We ourselves may also harbour, even subconsciously, elements of the traditional fear of homosexuality because we have not got around to carefully reconsidering all the traditional views we grew up with.  We need to do that work, not only for our own peace of mind, but so that we can help others to leave behind the once common view that all homosexuals are promiscuous, predatory and possibly paedophile, and to recognise the moral uprightness of the committed gay partnerships around us. Such couples demand our respect, our acceptance and full and unquestioned inclusion in the community of the church. They have been deeply hurt by the refusal of fellow Christians to offer them that acceptance and respect, and it is time we took steps to heal that hurt, by opening our hearts and holding out our hands to invite them in, asking forgiveness for our hard-heartedness.

That our church authorities have still not seen fit to offer such inclusion seems to me a scandal and a failure of Christian vision and leadership. It might even be seen as political cowardice. BUT, but, but . . . it is not quite so easy.  Even our own House of Bishops is divided on the matter, and as I already pointed out, we do need to respect the conscientious views of others, even when they are hurtful to us or to our friends. And the prophet needs to keep in touch with all the people.  So the only way forward I see is that of dialogue, mutual listening, in a setting in which we all pledge ourselves to be deeply open to the leading of the Holy Spirit. This is how we proceeded thirty years ago in the Women’s Ministry Group in the Church of Ireland – no bra-burning or banner waving, but instead persistent invitations to discussion and a search for mutual understanding in which, while we expressed hurt at being rejected, we still invited our opponents to express their anxieties and misgivings.

Changing Attitude Ireland has, I know, already made a start on this, approaching individual bishops to request conversation on the central issues; but far better than this one-at-a-time approach would be a meeting with a goodly number of bishops and opinion-leaders in the church simultaneously.

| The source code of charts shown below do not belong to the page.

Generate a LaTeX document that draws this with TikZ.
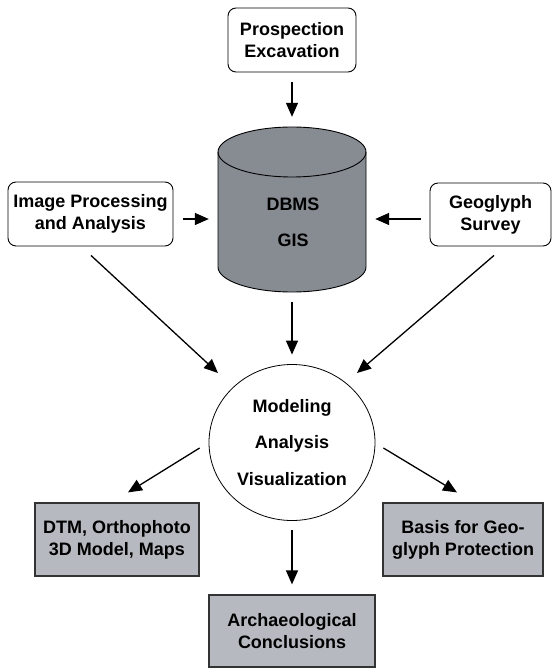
\documentclass[tikz,border=0pt]{standalone}
\usepackage{fontspec}
\setmainfont{Liberation Sans}
\usetikzlibrary{arrows.meta,calc,shapes.geometric}
\definecolor{boxgray}{RGB}{182,186,192}
\definecolor{cylgray}{RGB}{135,140,147}
\begin{document}
\begin{tikzpicture}[x=1pt,y=-1pt,
  font=\bfseries\fontsize{18}{22}\selectfont,
  arr/.style={line width=1.3pt,-{Triangle[length=14pt,width=12pt]}},
  rbox/.style={draw,rounded corners=8pt,line width=0.9pt,inner sep=0pt,align=center},
  gbox/.style={draw=black!80,fill=boxgray,line width=1.2pt,inner sep=0pt,align=center}]
\useasboundingbox (0,0) rectangle (553,668);

% cylinder (DBMS / GIS)
\filldraw[fill=cylgray,line width=0.9pt]
  (218,152) -- (218,267) arc[start angle=180,end angle=0,x radius=74,y radius=25]
  -- (366,152) arc[start angle=0,end angle=-180,x radius=74,y radius=25] -- cycle;
\draw[line width=0.9pt] (218,152) arc[start angle=180,end angle=0,x radius=74,y radius=25];
\node[minimum width=148,minimum height=165,inner sep=0pt] (db) at (292,209.5) {};
\node[align=center,font=\bfseries\fontsize{18}{36}\selectfont] (dbtext) at (293,222) {DBMS\\GIS};

% boxes
\node[rbox,minimum width=128,minimum height=64] (pe) at (292,40) {Prospection\\Excavation};
\node[rbox,minimum width=165,minimum height=64] (ip) at (90.5,214) {Image Processing\\and Analysis};
\node[rbox,minimum width=121,minimum height=63] (gs) at (490.5,214.5) {Geoglyph\\Survey};

\node[ellipse,draw,line width=0.8pt,minimum width=166,minimum height=156,inner sep=0pt,align=center,
  font=\bfseries\fontsize{18}{36.5}\selectfont] (mv) at (292,442.5) {Modeling\\Analysis\\Visualization};

\node[gbox,minimum width=164,minimum height=73] (dtm) at (117,539.5) {DTM, Orthophoto\\3D Model, Maps};
\node[gbox,minimum width=160,minimum height=73] (bas) at (463,539.5) {Basis for Geo-\\glyph Protection};
\node[gbox,minimum width=166,minimum height=72] (ac) at (292,631) {Archaeological\\Conclusions};

% arrows
\draw[arr] ($(pe.south)+(0,10)$) -- ($(db.north)+(0,-10)$);
\draw[arr] ($(ip.east)+(10,5)$) -- ($(db.west)+(-9,9.5)$);
\draw[arr] ($(gs.west)+(-9,4.5)$) -- ($(db.east)+(9,9.5)$);
\draw[arr] ($(ip.south)+(0.5,9)$) -- ($(mv.center)+(-74,-69.5)$);
\draw[arr] ($(gs.south)+(3.5,9)$) -- ($(mv.center)+(65,-69.5)$);
\draw[arr] ($(db.south)+(0,10)$) -- ($(mv.north)+(0,-9.5)$);
\draw[arr] ($(mv.west)+(-9,5.5)$) -- ($(dtm.north)+(11,-10)$);
\draw[arr] ($(mv.east)+(8,5.5)$) -- ($(bas.north)+(-6,-10)$);
\draw[arr] ($(mv.south)+(0,9.5)$) -- ($(ac.north)+(0,-10)$);
\end{tikzpicture}
\end{document}
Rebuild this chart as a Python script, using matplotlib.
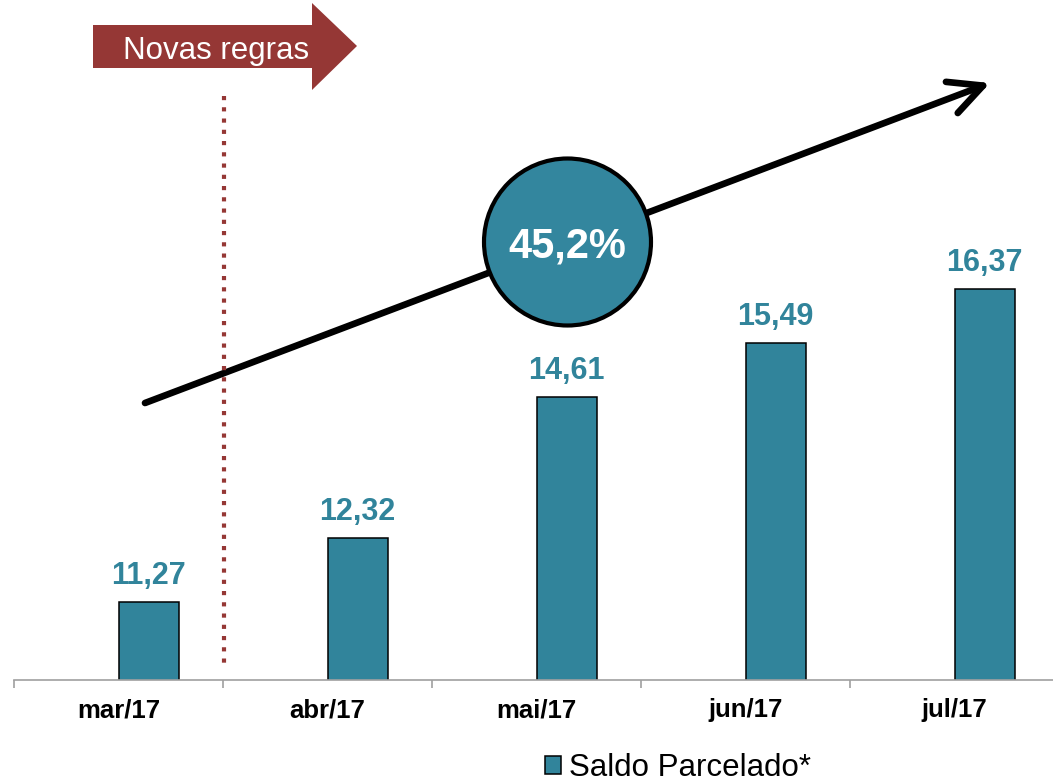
import matplotlib
matplotlib.use("Agg")
import matplotlib.pyplot as plt
from matplotlib.patches import Polygon, Circle, FancyArrowPatch, Patch
from matplotlib.lines import Line2D

# data
months = ["mar/17", "abr/17", "mai/17", "jun/17", "jul/17"]
saldo = [11.27, 12.32, 14.61, 15.49, 16.37]
saldo_labels = ["11,27", "12,32", "14,61", "15,49", "16,37"]
growth_label = "45,2%"
series_name = "Saldo Parcelado*"

teal = "#31849B"
darkred = "#953735"
W, H = 1053, 783

plt.rcParams['font.family'] = ['Liberation Sans', 'DejaVu Sans']

fig = plt.figure(figsize=(W / 100, H / 100), dpi=100)
ax = fig.add_axes([14 / W, 1 - 680 / H, (W - 14) / W, 680 / H])


def inch(x, y):
    # reference pixel position -> figure inches (origin bottom-left)
    return (x / 100, (H - y) / 100)


# bars sit to the right of the category centre
x = list(range(len(months)))
w = 0.287
ax.bar(x, saldo, width=w, align="edge", color=teal, edgecolor="black", linewidth=1.1)
for xi, v, lab in zip(x, saldo, saldo_labels):
    ax.annotate(lab, (xi + w / 2, v), xytext=(0, 13), textcoords="offset points",
                ha="center", va="baseline", fontsize=22, fontweight="bold", color=teal)

ax.set_xlim(-0.5, 4.47)
ax.set_ylim(10, 10 + 680 / 61.37)

# Remove the plot frame lines
for s in ["top", "right", "left"]:
    ax.spines[s].set_visible(False)
ax.spines["bottom"].set_color("#A0A0A0")
ax.spines["bottom"].set_linewidth(1.2)
ax.set_yticks([])
ax.set_xticks(x)
ax.set_xticklabels(months, fontsize=18.5, fontweight="bold")
ax.tick_params(axis="x", which="major", length=0, pad=13)
ax.set_xticks([i - 0.5 for i in x], minor=True)
ax.tick_params(axis="x", which="minor", length=6, width=1.2, color="#A0A0A0", direction="out")

# trend arrow
arrow = FancyArrowPatch(inch(145, 403), inch(990, 83), transform=fig.dpi_scale_trans,
                        arrowstyle="->,head_length=1.2,head_width=0.6", mutation_scale=20,
                        lw=4.8, color="black", capstyle="round", joinstyle="round",
                        shrinkA=0, shrinkB=0, zorder=2)
fig.add_artist(arrow)

# growth circle
circ = Circle(inch(567.5, 242), 0.835, transform=fig.dpi_scale_trans,
              facecolor="#33869E", edgecolor="black", lw=3, zorder=3)
fig.add_artist(circ)
fig.text(567.5 / W, 1 - 247 / H, growth_label, ha="center", va="center",
         fontsize=30, fontweight="bold", color="white", zorder=4)

# "Novas regras" block arrow
pts = [(93, 25), (312, 25), (312, 3), (357, 46), (312, 90), (312, 68), (93, 68)]
fig.add_artist(Polygon([inch(px, py) for px, py in pts], closed=True,
                       transform=fig.dpi_scale_trans, facecolor=darkred,
                       edgecolor="none", zorder=2))
fig.text(216 / W, 1 - 59 / H, "Novas regras", ha="center", va="baseline",
         fontsize=22.5, color="white", zorder=4)

# dotted separator
(x0, y0), (x1, y1) = inch(224, 96), inch(224, 666)
fig.add_artist(Line2D([x0, x1], [y0, y1], transform=fig.dpi_scale_trans, color=darkred,
                      lw=3, linestyle=(0, (1.0, 1.7)), solid_capstyle="butt",
                      dash_capstyle="butt", zorder=5))

# legend
handle = Patch(facecolor=teal, edgecolor="black", linewidth=1.1)
fig.legend([handle], [series_name], loc="center", bbox_to_anchor=(678 / W, 1 - 768 / H),
           frameon=False, fontsize=22.5, handlelength=0.5, handleheight=0.55,
           handletextpad=0.25, borderpad=0, borderaxespad=0)

fig.savefig("out.png", dpi=100)
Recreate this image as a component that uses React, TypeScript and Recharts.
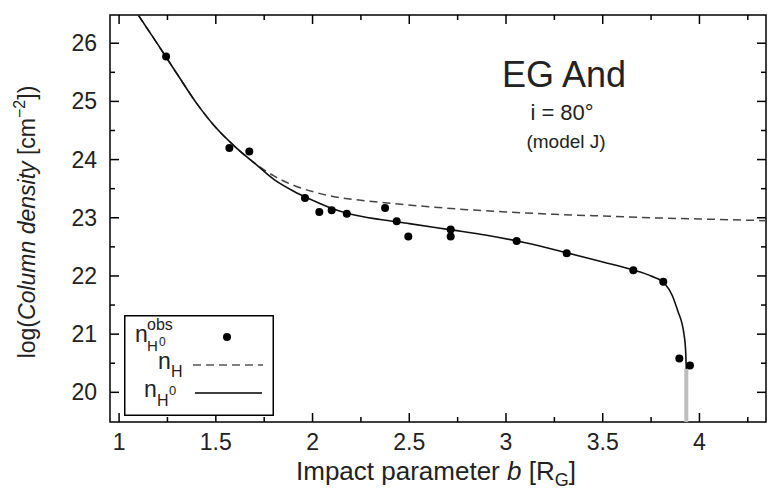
import { ComposedChart, Line, Scatter, XAxis, YAxis, ReferenceArea, Legend } from 'recharts';

// observed column densities (log nH0)
const obsB = [1.243, 1.570, 1.673, 1.961, 2.035, 2.099, 2.177, 2.375, 2.435, 2.495, 2.714, 2.714, 3.055, 3.314, 3.658, 3.813, 3.896, 3.951];
const obsLogN = [25.77, 24.20, 24.14, 23.34, 23.10, 23.13, 23.07, 23.17, 22.94, 22.68, 22.80, 22.68, 22.60, 22.39, 22.10, 21.90, 20.58, 20.46];

// model nH (dashed)
const hB = [1.10, 1.20, 1.30, 1.40, 1.50, 1.60, 1.70, 1.80, 1.90, 2.00, 2.10, 2.25, 2.40, 2.60, 2.80, 3.00, 3.25, 3.50, 3.75, 4.00, 4.344];
const hLogN = [26.48, 25.98, 25.47, 24.97, 24.55, 24.22, 23.94, 23.72, 23.56, 23.45, 23.37, 23.30, 23.25, 23.19, 23.14, 23.10, 23.06, 23.03, 23.00, 22.98, 22.95];

// model nH0 (solid)
const h0B = [1.10, 1.20, 1.30, 1.40, 1.50, 1.60, 1.70, 1.80, 1.90, 2.00, 2.10, 2.20, 2.35, 2.50, 2.70, 2.90, 3.10, 3.30, 3.50, 3.65, 3.75, 3.82, 3.86, 3.89, 3.91, 3.92, 3.928, 3.932];
const h0LogN = [26.48, 25.98, 25.47, 24.97, 24.55, 24.22, 23.94, 23.66, 23.46, 23.30, 23.16, 23.06, 22.97, 22.90, 22.80, 22.70, 22.57, 22.41, 22.24, 22.11, 22.00, 21.87, 21.66, 21.38, 21.18, 21.00, 20.75, 20.40];

// gray drop where nH0 vanishes
const cutB = [3.932, 3.932];
const cutLogN = [20.40, 19.49];

const xTicks = [1, 1.25, 1.5, 1.75, 2, 2.25, 2.5, 2.75, 3, 3.25, 3.5, 3.75, 4, 4.25];
const yTicks = [20, 20.5, 21, 21.5, 22, 22.5, 23, 23.5, 24, 24.5, 25, 25.5, 26];
const xDomain = [0.953, 4.344];
const yDomain = [19.49, 26.485];

const FONT = '"Liberation Sans", Arial, Helvetica, sans-serif';
const W = 776;
const H = 491;
const PLOT_LEFT = 110;
const PLOT_RIGHT = 766;
const PLOT_TOP = 15;
const PLOT_BOTTOM = 422;

const toRows = (xs: number[], ys: number[]) => xs.map((b, i) => ({ b, logN: ys[i] }));
const obsData = toRows(obsB, obsLogN);
const hData = toRows(hB, hLogN);
const h0Data = toRows(h0B, h0LogN);
const cutData = toRows(cutB, cutLogN);

const XTick = (props: any) => {
  const { x, payload } = props;
  const v = payload.value;
  const major = Math.abs(v * 2 - Math.round(v * 2)) < 1e-6;
  const len = major ? 9 : 5;
  return (
    <g>
      <line x1={x} x2={x} y1={PLOT_BOTTOM} y2={PLOT_BOTTOM - len} stroke="#000" strokeWidth={1.5} />
      <line x1={x} x2={x} y1={PLOT_TOP} y2={PLOT_TOP + len} stroke="#000" strokeWidth={1.5} />
      {major && (
        <text x={x} y={450} textAnchor="middle" fontSize={23} fontFamily={FONT} fill="#222">{String(v)}</text>
      )}
    </g>
  );
};

const YTick = (props: any) => {
  const { y, payload } = props;
  const v = payload.value;
  const major = Math.abs(v - Math.round(v)) < 1e-6;
  const len = major ? 9 : 5;
  return (
    <g>
      <line x1={PLOT_LEFT} x2={PLOT_LEFT + len} y1={y} y2={y} stroke="#000" strokeWidth={1.5} />
      <line x1={PLOT_RIGHT} x2={PLOT_RIGHT - len} y1={y} y2={y} stroke="#000" strokeWidth={1.5} />
      {major && (
        <text x={97} y={y + 8} textAnchor="end" fontSize={23} fontFamily={FONT} fill="#222">{String(v)}</text>
      )}
    </g>
  );
};

const Dot = (props: any) => <circle cx={props.cx} cy={props.cy} r={4} fill="#000" />;

const LegendBox = (props: any) => {
  const items = (props.payload || []).filter((p: any) => p.type !== 'none');
  const t = { fontFamily: FONT, fill: '#222' };
  const rowY: Record<string, number> = { obs: 22, nH: 50, nH0: 78 };
  return (
    <svg width={150} height={101} style={{ display: 'block' }}>
      <rect x={0.75} y={0.75} width={148.5} height={99.5} fill="#fff" stroke="#000" strokeWidth={1.5} />
      {items.map((it: any) => {
        const key = it.value as string;
        const cy = rowY[key];
        if (key === 'obs') {
          return (
            <g key={key}>
              <text x={11} y={cy + 5} fontSize={23} {...t}>n</text>
              <text x={23} y={cy + 14} fontSize={15} {...t}>H</text>
              <text x={35} y={cy + 9} fontSize={12} {...t}>0</text>
              <text x={23} y={cy - 7} fontSize={16} {...t}>obs</text>
              <circle cx={103} cy={cy} r={4} fill="#000" />
            </g>
          );
        }
        if (key === 'nH') {
          return (
            <g key={key}>
              <text x={34} y={cy + 4} fontSize={23} {...t}>n</text>
              <text x={47} y={cy + 12} fontSize={16} {...t}>H</text>
              <line x1={69} x2={139} y1={cy} y2={cy} stroke="#555" strokeWidth={1.5} strokeDasharray="8 5" />
            </g>
          );
        }
        return (
          <g key={key}>
            <text x={20} y={cy + 4} fontSize={23} {...t}>n</text>
            <text x={33} y={cy + 13} fontSize={16} {...t}>H</text>
            <text x={45} y={cy + 2} fontSize={13} {...t}>0</text>
            <line x1={71} x2={138} y1={cy} y2={cy} stroke="#000" strokeWidth={1.5} />
          </g>
        );
      })}
    </svg>
  );
};

export default function App() {
  return (
    <div style={{ position: 'absolute', left: 0, top: 0, width: W, height: H, background: '#fff' }}>
      <ComposedChart width={W} height={H} margin={{ top: PLOT_TOP, right: W - PLOT_RIGHT, bottom: 0, left: 0 }}>
        <XAxis
          type="number"
          dataKey="b"
          domain={xDomain}
          ticks={xTicks}
          allowDataOverflow
          axisLine={false}
          tickLine={false}
          height={H - PLOT_BOTTOM}
          tick={<XTick />}
          interval={0}
        />
        <YAxis
          type="number"
          dataKey="logN"
          domain={yDomain}
          ticks={yTicks}
          allowDataOverflow
          axisLine={false}
          tickLine={false}
          width={PLOT_LEFT}
          tick={<YTick />}
          interval={0}
        />
        <ReferenceArea x1={xDomain[0]} x2={xDomain[1]} y1={yDomain[0]} y2={yDomain[1]} fill="none" stroke="#000" strokeWidth={1.5} fillOpacity={0} />
        <Line data={cutData} dataKey="logN" type="linear" stroke="#bdbdbd" strokeWidth={4} dot={false} legendType="none" isAnimationActive={false} />
        <Line data={hData} dataKey="logN" name="nH" type="monotone" stroke="#444" strokeWidth={1.5} strokeDasharray="8 5" dot={false} isAnimationActive={false} />
        <Line data={h0Data} dataKey="logN" name="nH0" type="monotone" stroke="#111" strokeWidth={1.6} dot={false} isAnimationActive={false} />
        <Scatter data={obsData} dataKey="logN" name="obs" shape={<Dot />} isAnimationActive={false} />
        <Legend
          layout="vertical"
          align="center"
          verticalAlign="middle"
          content={<LegendBox />}
          wrapperStyle={{ position: 'absolute', left: 124, top: 315, width: 150, height: 101 }}
        />
      </ComposedChart>
      <svg width={W} height={H} style={{ position: 'absolute', left: 0, top: 0, pointerEvents: 'none' }}>
        <text x={564} y={87} textAnchor="middle" fontSize={36} fontFamily={FONT} fill="#222">EG And</text>
        <text x={562} y={120} textAnchor="middle" fontSize={22} fontFamily={FONT} fill="#222">i = 80°</text>
        <text x={566} y={148} textAnchor="middle" fontSize={19} fontFamily={FONT} fill="#222">(model J)</text>
        <text x={436} y={480} textAnchor="middle" fontSize={26} fontFamily={FONT} fill="#222">
          Impact parameter <tspan fontStyle="italic">b</tspan> [R<tspan fontSize={18} dy={6}>G</tspan><tspan dy={-6}>]</tspan>
        </text>
        <text transform="translate(35, 222) rotate(-90)" textAnchor="middle" fontSize={23} fontFamily={FONT} fill="#222">
          log(<tspan fontStyle="italic">Column density</tspan> [cm<tspan fontSize={16} dy={-10}>−2</tspan><tspan dy={10}>])</tspan>
        </text>
      </svg>
    </div>
  );
}
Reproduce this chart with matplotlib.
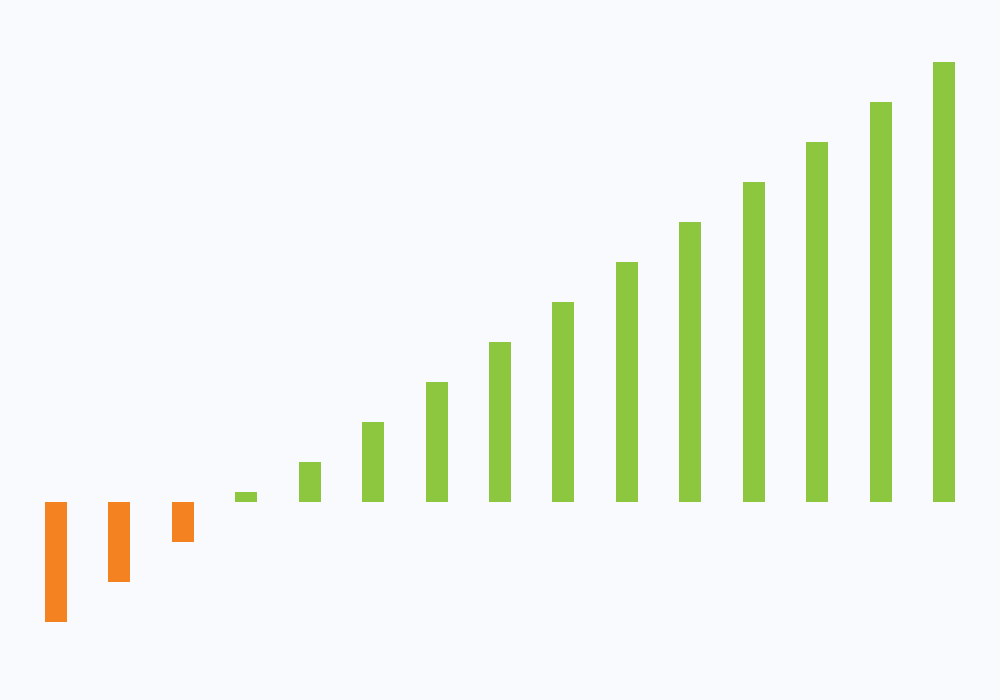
import numpy as np
import matplotlib.pyplot as plt

# Werte der Balken (von links nach rechts)
categories = list(range(15))
values = [-3, -2, -1, 0.25, 1, 2, 3, 4, 5, 6, 7, 8, 9, 10, 11]

bg = '#f8fafd'
colors = ['#f58220' if v < 0 else '#8dc63f' for v in values]

fig = plt.figure(figsize=(10, 7), dpi=100, facecolor=bg)
ax = fig.add_axes([0, 0, 1, 1])
ax.set_facecolor(bg)

ax.bar(categories, values, width=0.347, color=colors)

pad = 56 / 63.43
ax.set_xlim(-pad, 14 + pad)
ax.set_ylim(-198 / 40, 502 / 40)
ax.axis('off')

plt.savefig('out.png', dpi=100, facecolor=bg)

Ideally we might hope for a widely attended Conference led by individuals who have studied the issues in depth, from biblical, theological and psychological perspectives. It will not be an easy road so long as the Anglican Communion remains conflicted and indeed confused on the issues; but it is a road we are called to take.

Inclusion, not exclusivity, is the Christian way – Jew and Gentile, slave and free, male and female, and, by extension, gay and straight. I cannot believe that our saviour (who is not recorded as ever having addressed the issue of same-sex relationships) could lead us in any other way. But let us proceed gently and with understanding of the fears of those who differ from us. A little rhyme by Edward Markham shows us the way:

    “He drew a circle that shut me out,
Heretic, rebel, a thing to flout.
But Love and I had the wit to win,
We drew a circle that took him in.”

May the Lord of life, who loves all that he has made,
forgive us our hard hearts, our blindness,
Our cowardice, and our divisions,                                                                                                                and by the power of the Holy Spirit bring us together                                                                            into the peace and light of his eternal love. Amen.